We release the CoNLL files already formatted for the MSEN model for simplicity. However, if you want to reproduce the transformation process, follow the steps in the Files section (it tooks around 2 minutes). Unfortunately, the preprocessing code is not yet well documented, so we recommend using the already formatted files. We hope to have a detailed guide to this process soon :)

The files associated with each type of entity are located in the folder src/wl_files. These files correspond to 5000 annotations of the Chilean Waiting List transformed to the traditional CoNLL file format.

Embeddings

Put the cwlce.vec embeddings in src/embeddings (it can be downloaded from here: https://zenodo.org/record/3924799).

The BERT and Flair contextual embeddings are generated using the Flair framework: https://github.com/zalandoresearch/flair.

The selection of embeddings to be used can be modified in the config.yaml file.

MSEN Training.

Training parameters can be changed in config.yaml file

Run the script src/main.py.

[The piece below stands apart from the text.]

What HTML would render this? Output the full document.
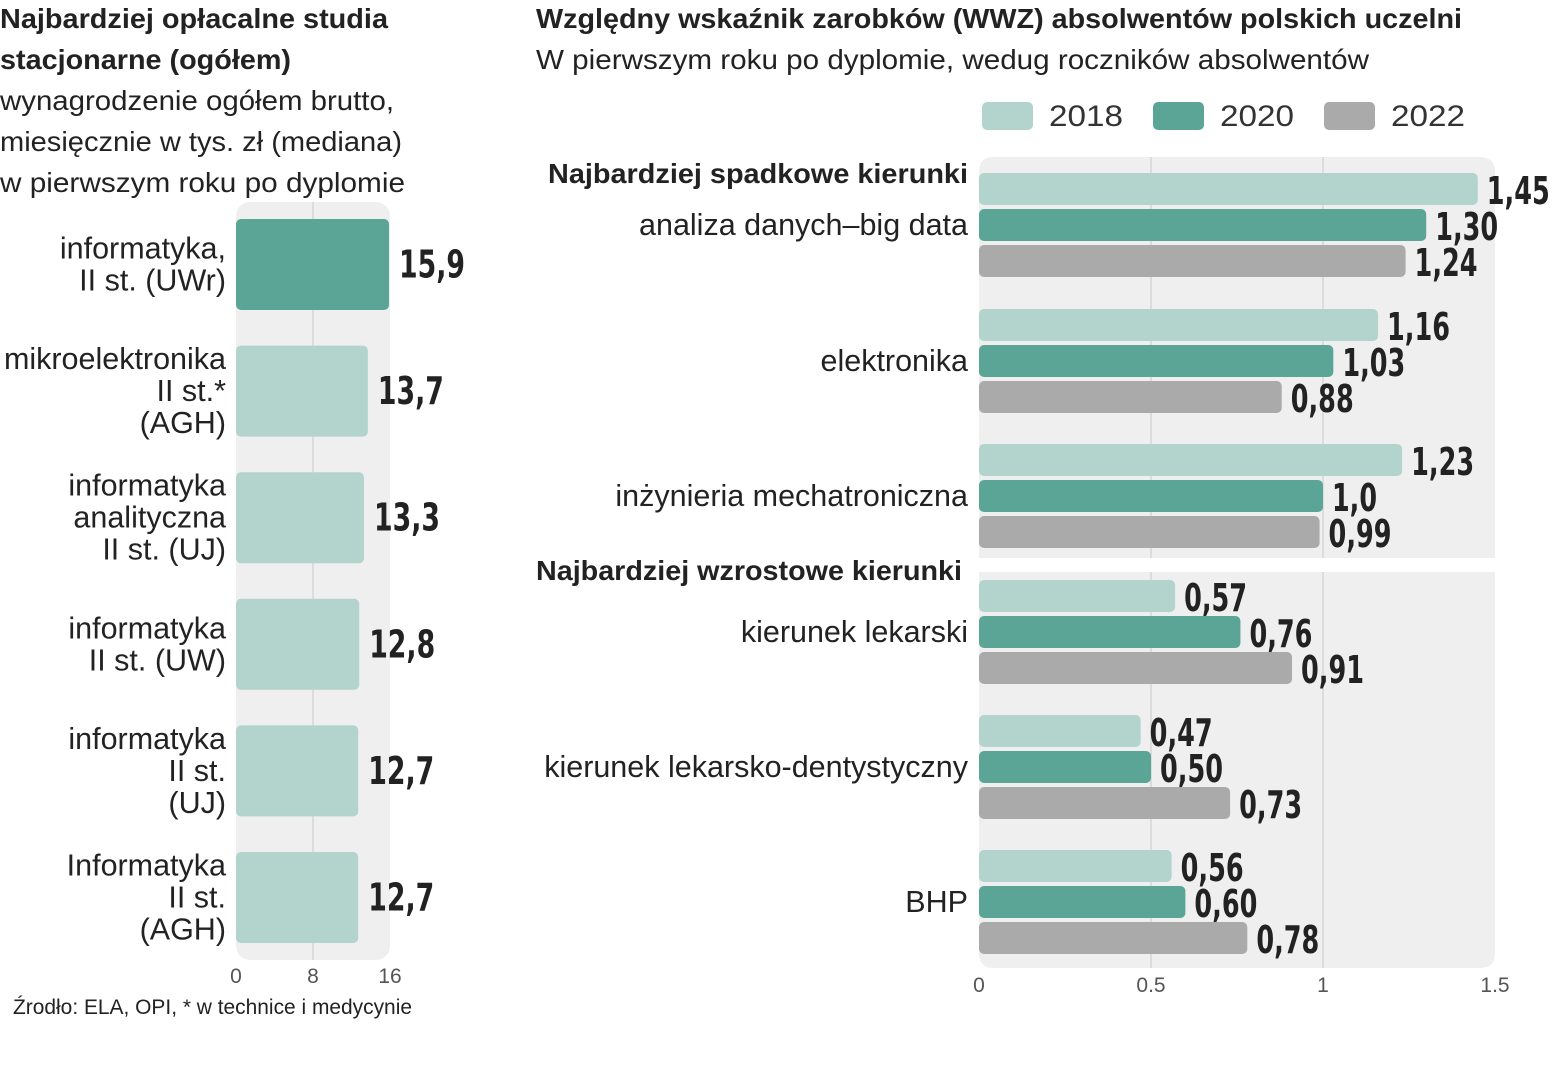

The results will be printed to console, the models will be saved in models folder.

Metrics

To obtain the standard nested NER metric of the model considering all entity types outputs, install the library nestednereval pip install git+https://github.com/matirojasg/nestednereval.git and then execute the script metrics.

Files

The data_preprocessing folder has the code to convert files from standoff format to the standard CoNLL NER format.

  1. We will use the raw data (.ann and .txt files) located in the data/raw_data folder.
  2. Execute python create_data.py located in data_preprocessing folder.